There are those in Ecuador who say that life is too short to be the bull in a bullfight. But in South America, the lessons of the bullfight are fading as the popularity of the sport wanes and the popularity of Ecuadorian President and economist Rafael Correa rises. The 2008 Feria de Quito — the 10-day celebration of the founding of Quito and largest taurina competition in the Americas — saw more anti-bullfighting advertising and less television and radio coverage than in previous years, while trade barriers imposed by Correa ensured that the only expensive imports entering the country were Spanish matadors. Correa does not publicly praise or condemn bullfighting and regularly ignores warnings from the World Bank against protectionism. But his most fervent supporters do not mind. Largely illiterate, unemployed, and preferring Ecuavolley (a variation of volleyball played with a football) to bullfighting, they maintain that Correa should be trusted. Sadly, they are likely to be disappointed.
Correa took power of the historically unstable South American polity in 2007 promising reform and rejuvenation, but his “citizen’s revolution” has since found itself facing unfavorable circumstances in the role of the bull.

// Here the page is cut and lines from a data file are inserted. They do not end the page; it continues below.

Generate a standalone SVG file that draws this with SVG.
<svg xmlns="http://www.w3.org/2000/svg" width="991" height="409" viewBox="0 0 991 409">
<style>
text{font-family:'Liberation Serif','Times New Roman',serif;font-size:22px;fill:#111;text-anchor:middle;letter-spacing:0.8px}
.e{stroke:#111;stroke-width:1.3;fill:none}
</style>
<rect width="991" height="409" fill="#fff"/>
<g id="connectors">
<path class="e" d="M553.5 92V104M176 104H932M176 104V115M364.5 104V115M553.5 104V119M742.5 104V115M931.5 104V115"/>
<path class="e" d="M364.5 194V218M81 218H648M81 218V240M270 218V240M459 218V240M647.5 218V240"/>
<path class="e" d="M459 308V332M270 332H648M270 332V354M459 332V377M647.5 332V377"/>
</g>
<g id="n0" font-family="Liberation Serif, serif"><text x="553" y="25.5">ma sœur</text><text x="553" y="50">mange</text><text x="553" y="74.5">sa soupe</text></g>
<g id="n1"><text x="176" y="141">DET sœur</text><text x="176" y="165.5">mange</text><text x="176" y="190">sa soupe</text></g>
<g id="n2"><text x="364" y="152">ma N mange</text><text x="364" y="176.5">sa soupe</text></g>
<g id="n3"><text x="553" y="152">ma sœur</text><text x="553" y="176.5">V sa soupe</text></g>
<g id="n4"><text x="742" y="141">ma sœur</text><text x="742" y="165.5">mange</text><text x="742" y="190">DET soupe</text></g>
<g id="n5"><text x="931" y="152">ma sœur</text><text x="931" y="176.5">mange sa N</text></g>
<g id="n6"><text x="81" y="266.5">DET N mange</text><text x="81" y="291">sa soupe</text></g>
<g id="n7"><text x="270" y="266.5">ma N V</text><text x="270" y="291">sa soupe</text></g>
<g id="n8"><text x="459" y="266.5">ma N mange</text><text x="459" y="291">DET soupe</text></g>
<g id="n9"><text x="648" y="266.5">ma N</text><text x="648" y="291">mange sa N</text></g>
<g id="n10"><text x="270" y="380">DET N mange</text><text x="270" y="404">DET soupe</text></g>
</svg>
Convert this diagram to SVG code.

High unemployment, inflation, and public debt, combined with an overdependence on oil revenues and remittances, make Correa’s promises of wealth redistribution and free education through university increasingly untenable. His self-appointed ministers assure the people that improvement will only come through government intervention, and in this, he has endeavored zealously. His trade barriers are the toughest in the world — they restrict the entry of 627 types of goods, many of which are not produced in Ecuador. The World Bank now worries that neighboring countries will adopt similar policies and undo the pained efforts of trade organizations such as MERCOSUR and the Andean Community, and with reason: The International Monetary Fund — which has loaned extensively to Ecuador — recently reported the first contraction in global trade in 30 years.
Correa wants a society of entrepreneurs to re-engineer Ecuador into a regional leader, and novice microgravity and aeronautics programs, the first of their kind in Latin America, are frequently championed. But like oil, entrepreneurship is a scarce resource. Ecuadorians with capital and innovative ideas are discouraged by potential government interference, and many foresee an increase in black-market activity as a result. To them, these are ominous signs of past decades. Rather than reform and rejuvenation, Correa has led Ecuador back to its querencia, the place in the bullring in which the bull feels most secure and laboriously protects. Such security is short-lived — the bull who holds his querencia is a bull who dies of his own accord.
Policymakers argue that no economy in today’s world can survive alone. If so, then Correa must abandon his present thinking. It may even be time to for him consider reinstating a new domestic currency to replace the weakening dollar, adopted in 2000 to alleviate hyperinflation. But he may be president until 2017, and for now, he does not appear to be changing his course. Since the credit crisis began, he has expelled U.S. diplomats and foreign businesses, refused to pay interest on the nation’s foreign debt, shut down the U.S.’s anti-narcotics trafficking operation, seized two private television stations, banned live-bullfight broadcasts at the Feria de Quito, and even distanced himself from allies Hugo Chavez and Evo Morales. In bullfighting, original techniques are named after their matador’s, such as manolitina or dosantina. Much as “21st-century socialism” has been attributed to Chavez, “21st-century protectionism” may one day be remembered as Correalina.